La Primavera Araba nacque qui. Era il 2010 e un venditore ambulante si dà fuoco per protestare contro la richiesta di una mazzetta da parte della polizia per il dissequestro del furgone con cui lavorava. Muore dopo settimane di agonia in ospedale. La gente scende in strada per solidarizzare con la vittima ed esternare tutta la propria frustrazione per la corruzione diffusa e l’assenza di prospettive di vita, specie per i giovani. Fu la fine della dittatura di Ben Alì, che durava sin dal 1987.
Domenica sera, questo ciclo è finito. Il presidente Kais Saied ha licenziato il premier Hichem Mechichi, esautorato governo e Parlamento e sospeso l’immunità dei deputati. Al contempo, sono stati ritirati i passaporti di molti politici. Il tutto, dopo che i tunisini erano tornato a protestate rumorosamente contro l’esecutivo, accusando il partito islamista Ennahda di avere fatto scivolare il paese nella miseria. Una vicenda, che ricorda la rivolta degli egiziani contro il presidente Mohamed Morsi, leader dei Fratelli Mussulmani, nel 2013.
Il fallimento della Primavera Araba
Le cause di questa rivolta popolare sono le stesse che portarono alla nascita della Primavera Araba. L’economia tunisina non ha compiuto alcun passo in avanti. Tra il 2011 e il 2019, risulta cresciuta alla media dell’1,5% secondo la Banca Mondiale. Nel 2020, la pandemia ha “bruciato” l’8,9% del PIL. In termini pro-capite, la ricchezza oggi è del 20% più bassa del 2010, prima della fine della dittatura. E considerando a parità di potere di acquisto, resta comunque inferiore ai livelli precedenti alla Primavera Araba.

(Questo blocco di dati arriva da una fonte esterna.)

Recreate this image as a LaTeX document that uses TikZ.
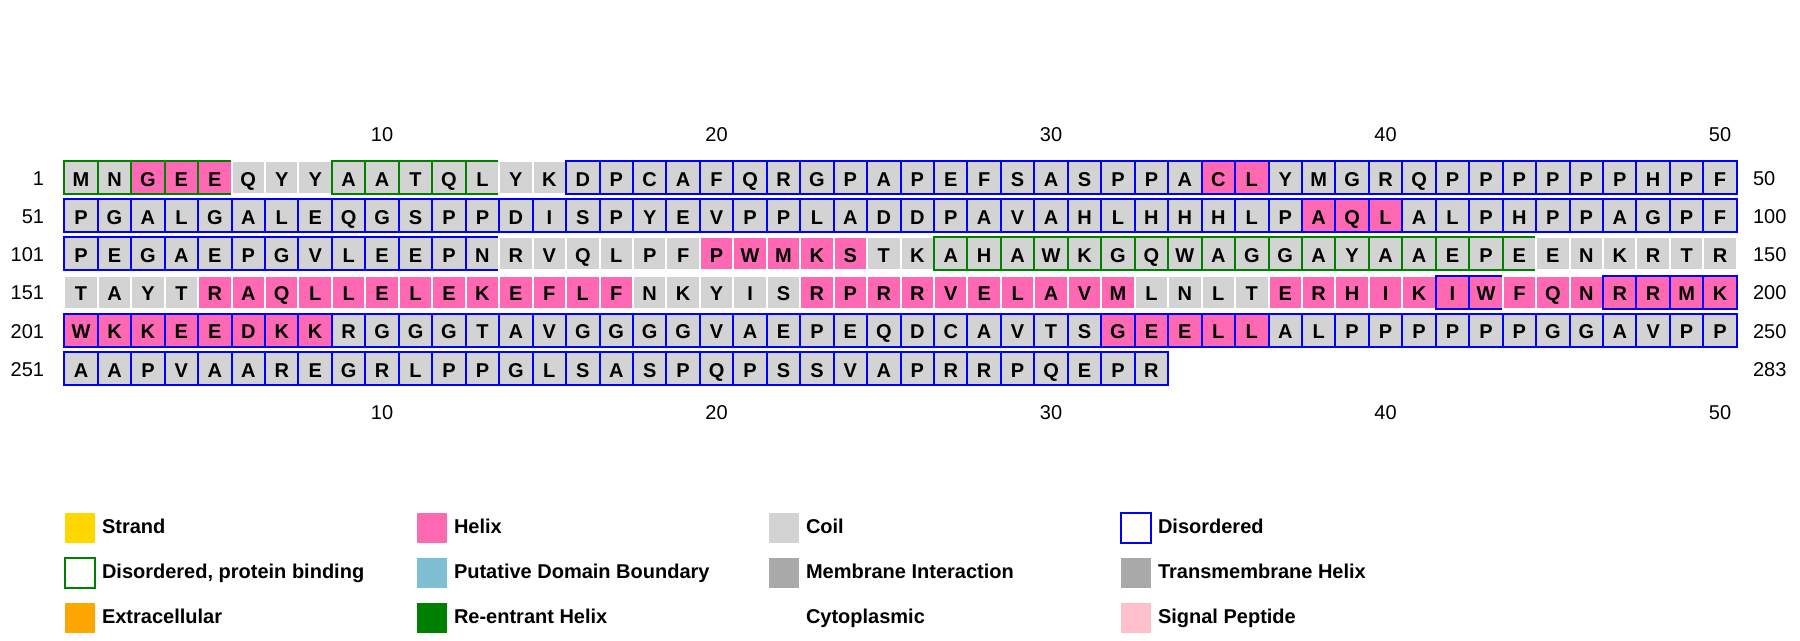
\documentclass[tikz,border=0pt]{standalone}
\usepackage{fontspec}
\setmainfont{Liberation Sans}
\definecolor{Co}{HTML}{D3D3D3}
\definecolor{He}{HTML}{FF69B4}
\definecolor{Bu}{HTML}{0000FF}
\definecolor{Gn}{HTML}{008000}
\definecolor{Wh}{HTML}{FFFFFF}
\definecolor{StrandC}{HTML}{FFD700}
\definecolor{ExtraC}{HTML}{FFA500}
\definecolor{PdbC}{HTML}{7FBFD4}
\definecolor{MemC}{HTML}{A9A9A9}
\definecolor{SigC}{HTML}{FFC0CB}
\newcommand{\resfont}{\fontsize{15}{18}\selectfont\bfseries}
\newcommand{\numfont}{\fontsize{15}{18}\selectfont}
\begin{document}
\begin{tikzpicture}[x=0.75pt,y=-0.75pt,
  cell/.style={rectangle, minimum width=25.09pt, minimum height=24.75pt, inner sep=0pt, outer sep=0pt,
    line width=1.5pt, text height=12.8pt, text depth=0pt, font=\resfont},
  num/.style={inner sep=0pt, outer sep=0pt, font=\numfont},
  lgbox/.style={rectangle, minimum width=22.5pt, minimum height=22.5pt, inner sep=0pt, outer sep=0pt, line width=1.5pt},
  lgtext/.style={inner sep=0pt, outer sep=0pt, anchor=base west, font=\resfont}]
\useasboundingbox (0,0) rectangle (1800,640);
% row 1
\foreach \a/\f/\b [count=\i] in {M/Co/Gn,N/Co/Gn,G/He/Gn,E/He/Gn,E/He/Gn,Q/Co/Wh,Y/Co/Wh,Y/Co/Wh,A/Co/Gn,A/Co/Gn,T/Co/Gn,Q/Co/Gn,L/Co/Gn,Y/Co/Wh,K/Co/Wh,
 D/Co/Bu,P/Co/Bu,C/Co/Bu,A/Co/Bu,F/Co/Bu,Q/Co/Bu,R/Co/Bu,G/Co/Bu,P/Co/Bu,A/Co/Bu,P/Co/Bu,E/Co/Bu,F/Co/Bu,S/Co/Bu,A/Co/Bu,S/Co/Bu,P/Co/Bu,P/Co/Bu,A/Co/Bu,C/He/Bu,L/He/Bu,Y/Co/Bu,M/Co/Bu,G/Co/Bu,R/Co/Bu,Q/Co/Bu,P/Co/Bu,P/Co/Bu,P/Co/Bu,P/Co/Bu,P/Co/Bu,P/Co/Bu,H/Co/Bu,P/Co/Bu,F/Co/Bu}
  \node[cell, fill=\f, draw=\b] (ra\i) at ({64.3+33.45*(\i-0.5)},177.5) {\a};
% row 2
\foreach \a/\f/\b [count=\i] in {P/Co/Bu,G/Co/Bu,A/Co/Bu,L/Co/Bu,G/Co/Bu,A/Co/Bu,L/Co/Bu,E/Co/Bu,Q/Co/Bu,G/Co/Bu,S/Co/Bu,P/Co/Bu,P/Co/Bu,D/Co/Bu,I/Co/Bu,S/Co/Bu,P/Co/Bu,Y/Co/Bu,E/Co/Bu,V/Co/Bu,P/Co/Bu,P/Co/Bu,L/Co/Bu,A/Co/Bu,D/Co/Bu,D/Co/Bu,P/Co/Bu,A/Co/Bu,V/Co/Bu,A/Co/Bu,H/Co/Bu,L/Co/Bu,H/Co/Bu,H/Co/Bu,H/Co/Bu,L/Co/Bu,P/Co/Bu,
 A/He/Bu,Q/He/Bu,L/He/Bu,A/Co/Bu,L/Co/Bu,P/Co/Bu,H/Co/Bu,P/Co/Bu,P/Co/Bu,A/Co/Bu,G/Co/Bu,P/Co/Bu,F/Co/Bu}
  \node[cell, fill=\f, draw=\b] (rb\i) at ({64.3+33.45*(\i-0.5)},215.7) {\a};
% row 3
\foreach \a/\f/\b [count=\i] in {P/Co/Bu,E/Co/Bu,G/Co/Bu,A/Co/Bu,E/Co/Bu,P/Co/Bu,G/Co/Bu,V/Co/Bu,L/Co/Bu,E/Co/Bu,E/Co/Bu,P/Co/Bu,N/Co/Bu,
 R/Co/Wh,V/Co/Wh,Q/Co/Wh,L/Co/Wh,P/Co/Wh,F/Co/Wh,P/He/Wh,W/He/Wh,M/He/Wh,K/He/Wh,S/He/Wh,T/Co/Wh,K/Co/Wh,
 A/Co/Gn,H/Co/Gn,A/Co/Gn,W/Co/Gn,K/Co/Gn,G/Co/Gn,Q/Co/Gn,W/Co/Gn,A/Co/Gn,G/Co/Gn,G/Co/Gn,A/Co/Gn,Y/Co/Gn,A/Co/Gn,A/Co/Gn,E/Co/Gn,P/Co/Gn,E/Co/Gn,
 E/Co/Wh,N/Co/Wh,K/Co/Wh,R/Co/Wh,T/Co/Wh,R/Co/Wh}
  \node[cell, fill=\f, draw=\b] (rc\i) at ({64.3+33.45*(\i-0.5)},253.9) {\a};
% row 4
\foreach \a/\f/\b [count=\i] in {T/Co/Wh,A/Co/Wh,Y/Co/Wh,T/Co/Wh,
 R/He/Wh,A/He/Wh,Q/He/Wh,L/He/Wh,L/He/Wh,E/He/Wh,L/He/Wh,E/He/Wh,K/He/Wh,E/He/Wh,F/He/Wh,L/He/Wh,F/He/Wh,
 N/Co/Wh,K/Co/Wh,Y/Co/Wh,I/Co/Wh,S/Co/Wh,
 R/He/Wh,P/He/Wh,R/He/Wh,R/He/Wh,V/He/Wh,E/He/Wh,L/He/Wh,A/He/Wh,V/He/Wh,M/He/Wh,
 L/Co/Wh,N/Co/Wh,L/Co/Wh,T/Co/Wh,
 E/He/Wh,R/He/Wh,H/He/Wh,I/He/Wh,K/He/Wh,I/He/Bu,W/He/Bu,F/He/Wh,Q/He/Wh,N/He/Wh,R/He/Bu,R/He/Bu,M/He/Bu,K/He/Bu}
  \node[cell, fill=\f, draw=\b] (rd\i) at ({64.3+33.45*(\i-0.5)},292.1) {\a};
% row 5
\foreach \a/\f/\b [count=\i] in {W/He/Bu,K/He/Bu,K/He/Bu,E/He/Bu,E/He/Bu,D/He/Bu,K/He/Bu,K/He/Bu,
 R/Co/Bu,G/Co/Bu,G/Co/Bu,G/Co/Bu,T/Co/Bu,A/Co/Bu,V/Co/Bu,G/Co/Bu,G/Co/Bu,G/Co/Bu,G/Co/Bu,V/Co/Bu,A/Co/Bu,E/Co/Bu,P/Co/Bu,E/Co/Bu,Q/Co/Bu,D/Co/Bu,C/Co/Bu,A/Co/Bu,V/Co/Bu,T/Co/Bu,S/Co/Bu,
 G/He/Bu,E/He/Bu,E/He/Bu,L/He/Bu,L/He/Bu,
 A/Co/Bu,L/Co/Bu,P/Co/Bu,P/Co/Bu,P/Co/Bu,P/Co/Bu,P/Co/Bu,P/Co/Bu,G/Co/Bu,G/Co/Bu,A/Co/Bu,V/Co/Bu,P/Co/Bu,P/Co/Bu}
  \node[cell, fill=\f, draw=\b] (re\i) at ({64.3+33.45*(\i-0.5)},330.3) {\a};
% row 6
\foreach \a [count=\i] in {A,A,P,V,A,A,R,E,G,R,L,P,P,G,L,S,A,S,P,Q,P,S,S,V,A,P,R,R,P,Q,E,P,R}
  \node[cell, fill=Co, draw=Bu] (rf\i) at ({64.3+33.45*(\i-0.5)},368.5) {\a};
% position labels
\foreach \n in {10,20,30,40,50} {
  \node[num, anchor=base] (top\n) at ({64.3+33.45*(\n-0.5)},141.7) {\n};
  \node[num, anchor=base] (bot\n) at ({64.3+33.45*(\n-0.5)},419.3) {\n};
}
\foreach \l [count=\r from 0] in {1,51,101,151,201,251}
  \node[num, anchor=base east] (left\l) at (44,{185.3+38.2*\r}) {\l};
\foreach \l [count=\r from 0] in {50,100,150,200,250,283}
  \node[num, anchor=base west] (right\l) at (1753,{185.3+38.2*\r}) {\l};
% legend
\node[lgbox, fill=StrandC] (lgA) at (80,528) {};
\node[lgtext] (ltA) at (102,533.5) {Strand};
\node[lgbox, fill=white, draw=Gn] (lgB) at (80,572.7) {};
\node[lgtext] (ltB) at (102,578.2) {Disordered, protein binding};
\node[lgbox, fill=ExtraC] (lgC) at (80,617.5) {};
\node[lgtext] (ltC) at (102,623) {Extracellular};
\node[lgbox, fill=He] (lgD) at (432,528) {};
\node[lgtext] (ltD) at (454,533.5) {Helix};
\node[lgbox, fill=PdbC] (lgE) at (432,572.7) {};
\node[lgtext] (ltE) at (454,578.2) {Putative Domain Boundary};
\node[lgbox, fill=Gn] (lgF) at (432,617.5) {};
\node[lgtext] (ltF) at (454,623) {Re-entrant Helix};
\node[lgbox, fill=Co] (lgG) at (784,528) {};
\node[lgtext] (ltG) at (806,533.5) {Coil};
\node[lgbox, fill=MemC] (lgH) at (784,572.7) {};
\node[lgtext] (ltH) at (806,578.2) {Membrane Interaction};
\node[lgbox, fill=white] (lgI) at (784,617.5) {};
\node[lgtext] (ltI) at (806,623) {Cytoplasmic};
\node[lgbox, fill=white, draw=Bu] (lgJ) at (1136,528) {};
\node[lgtext] (ltJ) at (1158,533.5) {Disordered};
\node[lgbox, fill=MemC] (lgK) at (1136,572.7) {};
\node[lgtext] (ltK) at (1158,578.2) {Transmembrane Helix};
\node[lgbox, fill=SigC] (lgL) at (1136,617.5) {};
\node[lgtext] (ltL) at (1158,623) {Signal Peptide};
\end{tikzpicture}
\end{document}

Nel frattempo, la disoccupazione si aggira al 18% e tra i giovani si attesta su livelli doppi. La goccia che ha fatto traboccare il vaso è stata probabilmente la cattiva gestione della pandemia. Vaccinazioni a rilento (solo l’8% della popolazione è immunizzato contro il Covid e il 22% è coperto da almeno una dose), contagi in drastica risalita, così come anche il numero dei morti.